The Lean Startup Methodology is already, by its very nature, lean. But I think that if it could reduced to one single, core tenet, it might be: “Iterate, iterate, iterate.” More specifically, iterate based on FEEDBACK.
Too many startups rush headlong into the development of their product without once passing it by real people in real environments. Their enthusiasm to get their product out into the market blinds them to the all-important role played by customer feedback.
Steve Blank and The Lean Startup machine underscore just how crucial it is get out of the building and ‘validate learning’ by engaging with real users to test your ideas and assumptions.
Here are four simple yet crucial rules to keep in mind when collating your developmental feedback.
1. You are not the user
I’ve talked about this before: you might have identified the problem your product is trying to address, but this does not mean a market for selling that potential product exists.

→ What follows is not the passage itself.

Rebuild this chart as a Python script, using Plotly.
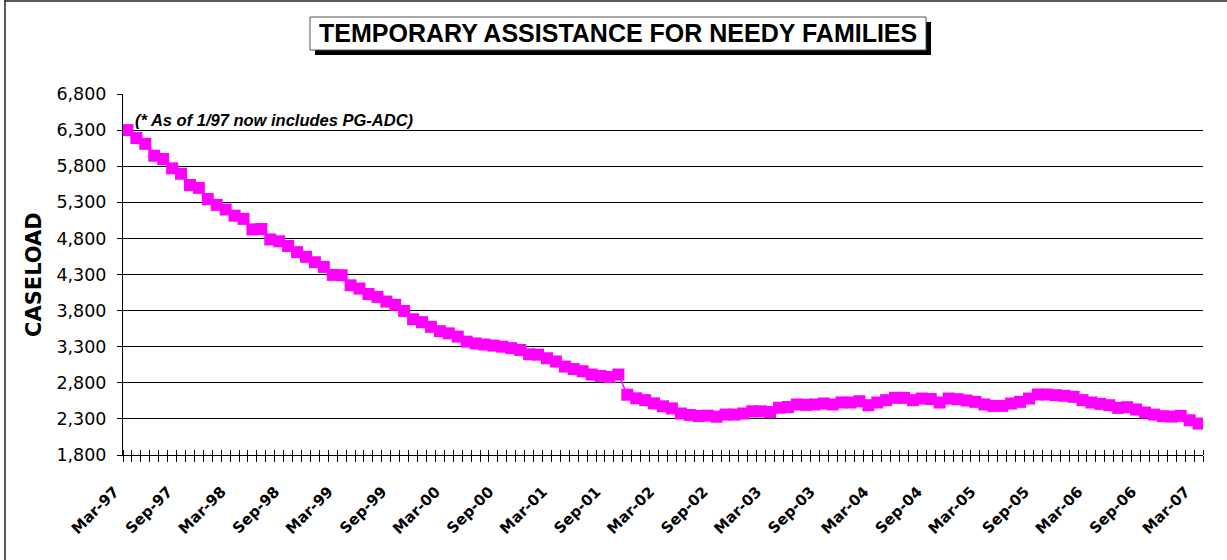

Strive to design a product informed by the collected responses of your market — not simply your own personal set of preferences.
And remember, simply having someone say they like the idea or product is not enough. Real validation is when someone else wants to give you their time, their money, or their social capital (click to watch the speech Validately CEO Steven Cohn gave on the topic).
2. You are there to listen
If you are talking 10% or more of the time you have withe the user, you have failed. There’s a UX researcher who’s only question during a field study is “Tell me about your day”. Then she let’s the person take it away from there and only asks clarifying questions later.
You need to give the user something open-ended to respond to narrow questions will provide limited information in response. When you restrict the list of possible answers to your own predetermined assumptions, you miss out on really learning. Your product will only stagnate when its faults are reinforced through biased feedback.
If you employ open-ended questions, you’ll get a better grip on what customers are actually thinking. By allowing space for customers to relay their personal experiences unimpeded by strict parameters, their descriptions will shed fresh light on what excites, delights, and frustrates them.
Open-ended questions can also follow more defined ones to gain additional information. For example, in an A/B test, ask WHY someone preferred site layout A over site layout B.
3. You are there to watch.
Whether you’re demonstrating a paper wireframe, showing a clickable prototype such as Invision, or using a platform like usertesting.com or Silverback, you need to let your user explore unhindered.
Don’t tell them to do a particular action, don’t hold their hand through the operation of some specific task, don’t blame them when they flounder through your UI.
Instead, ask them what they would do on the screen, how they feel about it, or why this particular button confused them. Ideally, you’ll gain an insight into what would happen if you weren’t sitting beside them.
Bottom line is that you know your product in an out, sit back and watch/listen to someone who’s seeing it for the first time. You’ll be surprised what you learn.
4. Gathering feedback is a constant process.
Continuous feedback and monitoring is key got your product to progress. Here are 6 options for sourcing on a rolling basis feedback on your product long after launch:
Talk to your internal teams: Ask the sales team what’s winning deals and what’s losing and who you’re losing to. Talk to customer service about current complaints and known work-arounds. Some of the best new features come from existing customers who are invested in your product being better.
Conduct Design Studios — Through this collaborative design exercise, design studios allow for internal sketching sessions to generate UX ideas and feedback from the whole team.
User council — Create a group of dedicated users who give periodic feedback on new designs to guide trajectory. By providing the opportunity for customers to tell you what’s going on you deepen your relationship with them and always have your finger on the pulse of their needs.
A/B testing — Given that most of us are frequently wrong, don’t release a single option, release two or three. Put out two similar or very different options, let data show you what’s good.
Use feature flags — This requires software development, but it means you can turn on a new feature to only a small group of users to make sure it works before releasing it to everyone.
Landing pages — Launch a few marketing microsites (such as Instapage) to help your understand market potential for new ideas. They don’t need even to have your brand on them if you’re afraid of a backlash.
If you remember these four tenants as you start and continue to develop your product through its whole life cycle then you’ll always be one step ahead of the competition.